We’ve written before about the shift toward NGS-based technologies for the HLA typing market. HLA typing is used for everything from understanding autoimmune and infectious diseases to matching organ transplants to recipients.
But the HLA locus really make scientists and clinicians work for their answers. This region of the genome is one of the most polymorphic, with more than 14,000 recognized HLA alleles so far. The rise of affordable, high-throughput NGS platforms is an appealing alternative for labs responsible for typing these genes.
In a paper published in the December 2016 issue of Clinical Chemistry, scientists from The Children’s Hospital of Philadelphia describe an NGS-based HLA typing workflow that uses a kit from Omixon to report relevant class I alleles. We were pleased to see that our Pippin Prep system proved valuable in the pipeline; the team used it to select DNA fragments between 650 bp and 1300 bp prior to sequencing on an Illumina MiSeq.
“Generation of Full-Length Class I Human Leukocyte Antigen Gene Consensus Sequences for Novel Allele Characterization” comes from lead author Peter Clark, senior author Dimitri Monos, and collaborators. In it, they describe their evaluation of the Omixon Holotype HLA assay using samples from 50 individuals. “HLA genotyping results and fully phased consensus sequences were successfully generated for all 50 participants using the Omixon Twin algorithm (300 total alleles) and were found to be concordant with SBT/SSP genotyping results,” the authors report.
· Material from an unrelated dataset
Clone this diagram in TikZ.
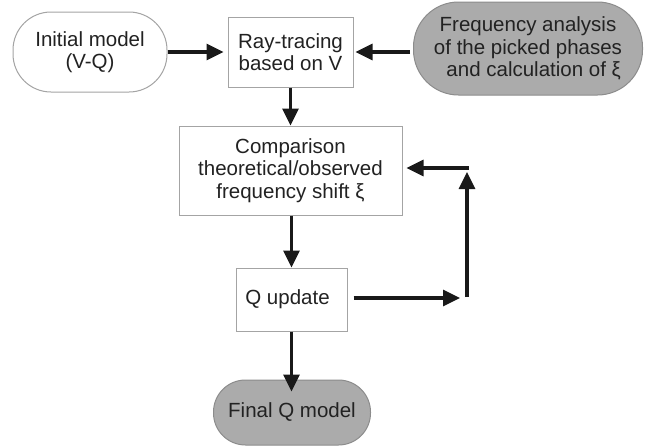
\documentclass[tikz,border=0pt]{standalone}
\usepackage{fontspec}
\setmainfont{Liberation Sans}
\usetikzlibrary{arrows.meta}
\definecolor{boxline}{HTML}{A4A4A4}
\definecolor{ovalfill}{HTML}{ABABAB}
\definecolor{ovalline}{HTML}{8C8C8C}
\definecolor{textcol}{HTML}{222222}
\tikzset{
  every node/.style={font=\fontsize{20.5}{22.5}\selectfont, align=center, inner sep=0pt, text=textcol},
  boxnode/.style={draw=boxline, line width=1pt, fill=white},
  whiteoval/.style={draw=boxline, line width=1pt, fill=white},
  grayoval/.style={draw=ovalline, line width=1pt, fill=ovalfill},
  flow/.style={line width=3.2pt, -{Triangle[length=17pt,width=16pt]}, color=black!90},
}
\begin{document}
\begin{tikzpicture}[x=1pt,y=-1pt]
\useasboundingbox (0,0) rectangle (645,447);
\node[whiteoval, rounded corners=38pt, minimum width=154pt, minimum height=80pt] (init) at (90,52) {Initial model\\(V-Q)};
\node[boxnode, minimum width=125pt, minimum height=70pt] (ray) at (290.5,52) {Ray-tracing\\based on V};
\node[grayoval, rounded corners=45pt, minimum width=229pt, minimum height=93pt] (freq) at (528,48.5) {Frequency analysis\\of the picked phases\\\ \ and calculation of ξ};
\node[boxnode, minimum width=223pt, minimum height=89pt] (comp) at (290.5,170.5) {Comparison\\theoretical/observed\\frequency shift ξ};
\node[boxnode, minimum width=111pt, minimum height=63pt] (qup) at (291.5,299.5) {\hspace*{-8pt}Q update};
\node[grayoval, rounded corners=32pt, minimum width=157pt, minimum height=65pt] (final) at (292,412.5) {Final Q model};
\coordinate (qend) at (460,298);
\coordinate (vbot) at (467,297);
\coordinate (vtop) at (467,172);
\coordinate (corner) at (468.6,168);

\draw[flow] (init.east) -- ([xshift=-4pt]ray.west);
\draw[flow] ([xshift=-3pt]freq.west |- ray.east) -- ([xshift=2pt]ray.east);
\draw[flow] (ray.south) -- (comp.north);
\draw[flow] (comp.south -| qup.north) -- (qup.north);
\draw[flow] ([xshift=6pt]qup.east |- qend) -- (qend);
\draw[flow] (vbot) -- (vtop);
\draw[flow] (corner) -- ([xshift=4pt]comp.east |- corner);
\draw[flow] (qup.south) -- ([yshift=-12pt]qup.south |- final.north);
\end{tikzpicture}
\end{document}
Interestingly, the team found that 7.7% of samples featured novel alleles and predicted that this discovery rate means “there are likely to be numerous yet undiscovered alleles of unknown significance.” They add that “full-length gene characterization is paramount for unambiguous HLA genotyping and facilitates a deeper understanding of HLA gene polymorphisms and the eventual role they may play in the immune response.”